====== ITEMS

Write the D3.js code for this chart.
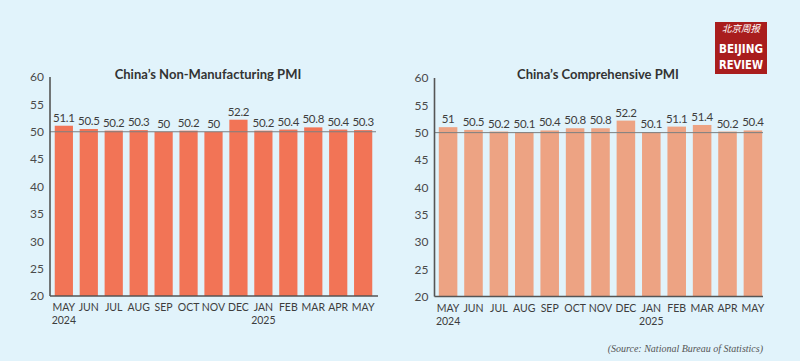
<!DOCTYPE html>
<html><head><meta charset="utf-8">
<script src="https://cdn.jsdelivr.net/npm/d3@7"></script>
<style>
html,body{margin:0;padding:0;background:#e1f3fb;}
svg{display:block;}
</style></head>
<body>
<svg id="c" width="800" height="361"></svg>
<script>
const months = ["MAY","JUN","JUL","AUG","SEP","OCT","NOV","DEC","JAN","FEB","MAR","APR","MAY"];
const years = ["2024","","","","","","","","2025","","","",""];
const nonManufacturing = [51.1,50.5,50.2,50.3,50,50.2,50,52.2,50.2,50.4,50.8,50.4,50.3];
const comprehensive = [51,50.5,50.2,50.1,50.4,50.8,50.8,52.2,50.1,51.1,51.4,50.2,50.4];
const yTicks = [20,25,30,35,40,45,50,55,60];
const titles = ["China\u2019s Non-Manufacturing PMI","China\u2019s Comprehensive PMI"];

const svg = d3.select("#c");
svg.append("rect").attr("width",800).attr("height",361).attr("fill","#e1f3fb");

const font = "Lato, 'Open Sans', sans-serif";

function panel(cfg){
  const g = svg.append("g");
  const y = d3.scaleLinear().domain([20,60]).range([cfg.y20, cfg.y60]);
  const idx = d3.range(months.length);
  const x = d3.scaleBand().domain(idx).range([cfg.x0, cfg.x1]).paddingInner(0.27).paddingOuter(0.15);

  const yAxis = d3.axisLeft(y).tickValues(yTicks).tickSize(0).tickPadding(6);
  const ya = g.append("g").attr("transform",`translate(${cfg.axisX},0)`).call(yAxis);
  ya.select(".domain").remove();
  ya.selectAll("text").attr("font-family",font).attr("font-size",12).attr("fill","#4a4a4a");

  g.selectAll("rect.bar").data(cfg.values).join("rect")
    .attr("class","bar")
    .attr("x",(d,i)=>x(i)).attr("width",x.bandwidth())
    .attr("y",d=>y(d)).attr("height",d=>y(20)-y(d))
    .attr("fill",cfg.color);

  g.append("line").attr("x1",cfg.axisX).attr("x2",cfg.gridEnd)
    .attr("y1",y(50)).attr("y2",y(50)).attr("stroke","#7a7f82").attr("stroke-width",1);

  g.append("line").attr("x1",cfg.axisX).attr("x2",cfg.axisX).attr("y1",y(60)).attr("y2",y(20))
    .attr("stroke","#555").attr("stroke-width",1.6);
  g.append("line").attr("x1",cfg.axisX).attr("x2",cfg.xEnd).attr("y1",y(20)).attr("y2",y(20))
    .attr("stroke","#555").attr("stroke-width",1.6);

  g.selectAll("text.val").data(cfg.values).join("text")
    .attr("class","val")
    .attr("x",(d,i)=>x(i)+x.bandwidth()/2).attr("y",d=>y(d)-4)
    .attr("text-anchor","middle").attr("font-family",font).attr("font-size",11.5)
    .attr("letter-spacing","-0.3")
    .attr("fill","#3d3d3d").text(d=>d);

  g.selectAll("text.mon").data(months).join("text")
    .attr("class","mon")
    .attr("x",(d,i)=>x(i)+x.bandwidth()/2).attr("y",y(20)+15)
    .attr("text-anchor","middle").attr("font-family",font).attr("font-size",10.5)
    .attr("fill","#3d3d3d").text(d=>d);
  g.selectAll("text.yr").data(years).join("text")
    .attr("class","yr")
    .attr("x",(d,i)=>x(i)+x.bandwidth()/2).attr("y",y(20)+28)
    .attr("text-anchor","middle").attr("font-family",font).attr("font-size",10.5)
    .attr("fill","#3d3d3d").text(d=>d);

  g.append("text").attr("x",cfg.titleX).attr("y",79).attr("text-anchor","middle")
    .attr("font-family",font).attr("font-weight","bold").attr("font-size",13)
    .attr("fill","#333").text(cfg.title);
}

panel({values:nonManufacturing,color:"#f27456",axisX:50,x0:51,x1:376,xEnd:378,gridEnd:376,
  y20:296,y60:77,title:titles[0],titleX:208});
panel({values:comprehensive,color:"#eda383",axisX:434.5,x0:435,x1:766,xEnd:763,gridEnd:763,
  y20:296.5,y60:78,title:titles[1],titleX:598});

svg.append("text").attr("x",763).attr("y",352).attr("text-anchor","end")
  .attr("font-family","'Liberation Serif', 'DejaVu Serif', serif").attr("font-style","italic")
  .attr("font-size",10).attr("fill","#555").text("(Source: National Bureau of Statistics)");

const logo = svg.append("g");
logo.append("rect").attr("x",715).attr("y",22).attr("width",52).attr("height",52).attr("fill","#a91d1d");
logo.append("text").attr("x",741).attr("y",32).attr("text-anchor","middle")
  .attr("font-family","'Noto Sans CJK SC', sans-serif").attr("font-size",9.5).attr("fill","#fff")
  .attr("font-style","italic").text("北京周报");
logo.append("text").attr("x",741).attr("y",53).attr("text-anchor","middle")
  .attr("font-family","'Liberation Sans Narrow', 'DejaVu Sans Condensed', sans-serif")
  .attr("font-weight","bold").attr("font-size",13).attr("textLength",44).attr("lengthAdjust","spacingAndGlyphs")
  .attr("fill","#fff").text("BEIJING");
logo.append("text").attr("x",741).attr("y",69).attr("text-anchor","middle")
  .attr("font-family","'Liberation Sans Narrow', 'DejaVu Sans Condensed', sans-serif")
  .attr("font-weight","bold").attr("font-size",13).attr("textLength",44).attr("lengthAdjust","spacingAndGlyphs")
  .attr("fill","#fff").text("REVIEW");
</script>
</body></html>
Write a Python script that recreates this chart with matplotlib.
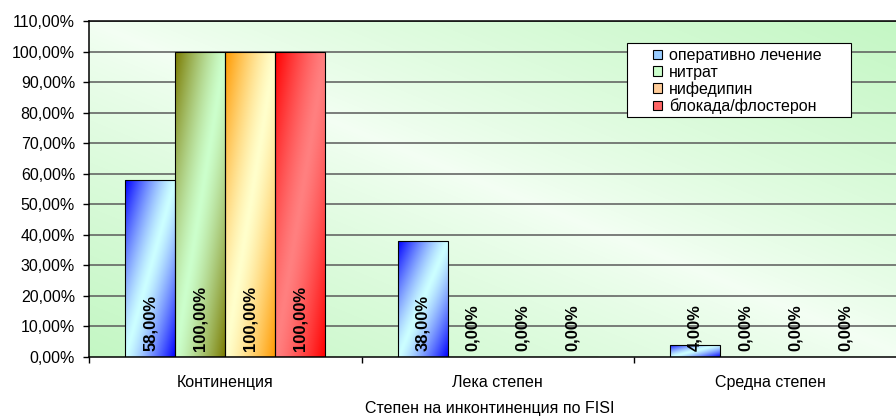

============

§ YOUR INSTRUCTIONS
Transcribe the full listing above exactly as it stands, minus the pictures.

§ ANSWER TO THIS TASK
Write the D3.js code for this chart.
<!DOCTYPE html>
<html><head><meta charset="utf-8">
<script src="https://cdn.jsdelivr.net/npm/d3@7"></script>
<style>
html,body{margin:0;padding:0;background:#e1f3fb;}
svg{display:block;}
</style></head>
<body>
<svg id="c" width="800" height="361"></svg>
<script>
const months = ["MAY","JUN","JUL","AUG","SEP","OCT","NOV","DEC","JAN","FEB","MAR","APR","MAY"];
const years = ["2024","","","","","","","","2025","","","",""];
const nonManufacturing = [51.1,50.5,50.2,50.3,50,50.2,50,52.2,50.2,50.4,50.8,50.4,50.3];
const comprehensive = [51,50.5,50.2,50.1,50.4,50.8,50.8,52.2,50.1,51.1,51.4,50.2,50.4];
const yTicks = [20,25,30,35,40,45,50,55,60];
const titles = ["China\u2019s Non-Manufacturing PMI","China\u2019s Comprehensive PMI"];

const svg = d3.select("#c");
svg.append("rect").attr("width",800).attr("height",361).attr("fill","#e1f3fb");

const font = "Lato, 'Open Sans', sans-serif";

function panel(cfg){
  const g = svg.append("g");
  const y = d3.scaleLinear().domain([20,60]).range([cfg.y20, cfg.y60]);
  const idx = d3.range(months.length);
  const x = d3.scaleBand().domain(idx).range([cfg.x0, cfg.x1]).paddingInner(0.27).paddingOuter(0.15);

  const yAxis = d3.axisLeft(y).tickValues(yTicks).tickSize(0).tickPadding(6);
  const ya = g.append("g").attr("transform",`translate(${cfg.axisX},0)`).call(yAxis);
  ya.select(".domain").remove();
  ya.selectAll("text").attr("font-family",font).attr("font-size",12).attr("fill","#4a4a4a");

  g.selectAll("rect.bar").data(cfg.values).join("rect")
    .attr("class","bar")
    .attr("x",(d,i)=>x(i)).attr("width",x.bandwidth())
    .attr("y",d=>y(d)).attr("height",d=>y(20)-y(d))
    .attr("fill",cfg.color);

  g.append("line").attr("x1",cfg.axisX).attr("x2",cfg.gridEnd)
    .attr("y1",y(50)).attr("y2",y(50)).attr("stroke","#7a7f82").attr("stroke-width",1);

  g.append("line").attr("x1",cfg.axisX).attr("x2",cfg.axisX).attr("y1",y(60)).attr("y2",y(20))
    .attr("stroke","#555").attr("stroke-width",1.6);
  g.append("line").attr("x1",cfg.axisX).attr("x2",cfg.xEnd).attr("y1",y(20)).attr("y2",y(20))
    .attr("stroke","#555").attr("stroke-width",1.6);

  g.selectAll("text.val").data(cfg.values).join("text")
    .attr("class","val")
    .attr("x",(d,i)=>x(i)+x.bandwidth()/2).attr("y",d=>y(d)-4)
    .attr("text-anchor","middle").attr("font-family",font).attr("font-size",11.5)
    .attr("letter-spacing","-0.3")
    .attr("fill","#3d3d3d").text(d=>d);

  g.selectAll("text.mon").data(months).join("text")
    .attr("class","mon")
    .attr("x",(d,i)=>x(i)+x.bandwidth()/2).attr("y",y(20)+15)
    .attr("text-anchor","middle").attr("font-family",font).attr("font-size",10.5)
    .attr("fill","#3d3d3d").text(d=>d);
  g.selectAll("text.yr").data(years).join("text")
    .attr("class","yr")
    .attr("x",(d,i)=>x(i)+x.bandwidth()/2).attr("y",y(20)+28)
    .attr("text-anchor","middle").attr("font-family",font).attr("font-size",10.5)
    .attr("fill","#3d3d3d").text(d=>d);

  g.append("text").attr("x",cfg.titleX).attr("y",79).attr("text-anchor","middle")
    .attr("font-family",font).attr("font-weight","bold").attr("font-size",13)
    .attr("fill","#333").text(cfg.title);
}

panel({values:nonManufacturing,color:"#f27456",axisX:50,x0:51,x1:376,xEnd:378,gridEnd:376,
  y20:296,y60:77,title:titles[0],titleX:208});
panel({values:comprehensive,color:"#eda383",axisX:434.5,x0:435,x1:766,xEnd:763,gridEnd:763,
  y20:296.5,y60:78,title:titles[1],titleX:598});

svg.append("text").attr("x",763).attr("y",352).attr("text-anchor","end")
  .attr("font-family","'Liberation Serif', 'DejaVu Serif', serif").attr("font-style","italic")
  .attr("font-size",10).attr("fill","#555").text("(Source: National Bureau of Statistics)");

const logo = svg.append("g");
logo.append("rect").attr("x",715).attr("y",22).attr("width",52).attr("height",52).attr("fill","#a91d1d");
logo.append("text").attr("x",741).attr("y",32).attr("text-anchor","middle")
  .attr("font-family","'Noto Sans CJK SC', sans-serif").attr("font-size",9.5).attr("fill","#fff")
  .attr("font-style","italic").text("北京周报");
logo.append("text").attr("x",741).attr("y",53).attr("text-anchor","middle")
  .attr("font-family","'Liberation Sans Narrow', 'DejaVu Sans Condensed', sans-serif")
  .attr("font-weight","bold").attr("font-size",13).attr("textLength",44).attr("lengthAdjust","spacingAndGlyphs")
  .attr("fill","#fff").text("BEIJING");
logo.append("text").attr("x",741).attr("y",69).attr("text-anchor","middle")
  .attr("font-family","'Liberation Sans Narrow', 'DejaVu Sans Condensed', sans-serif")
  .attr("font-weight","bold").attr("font-size",13).attr("textLength",44).attr("lengthAdjust","spacingAndGlyphs")
  .attr("fill","#fff").text("REVIEW");
</script>
</body></html>
Write a Python script that recreates this chart with matplotlib.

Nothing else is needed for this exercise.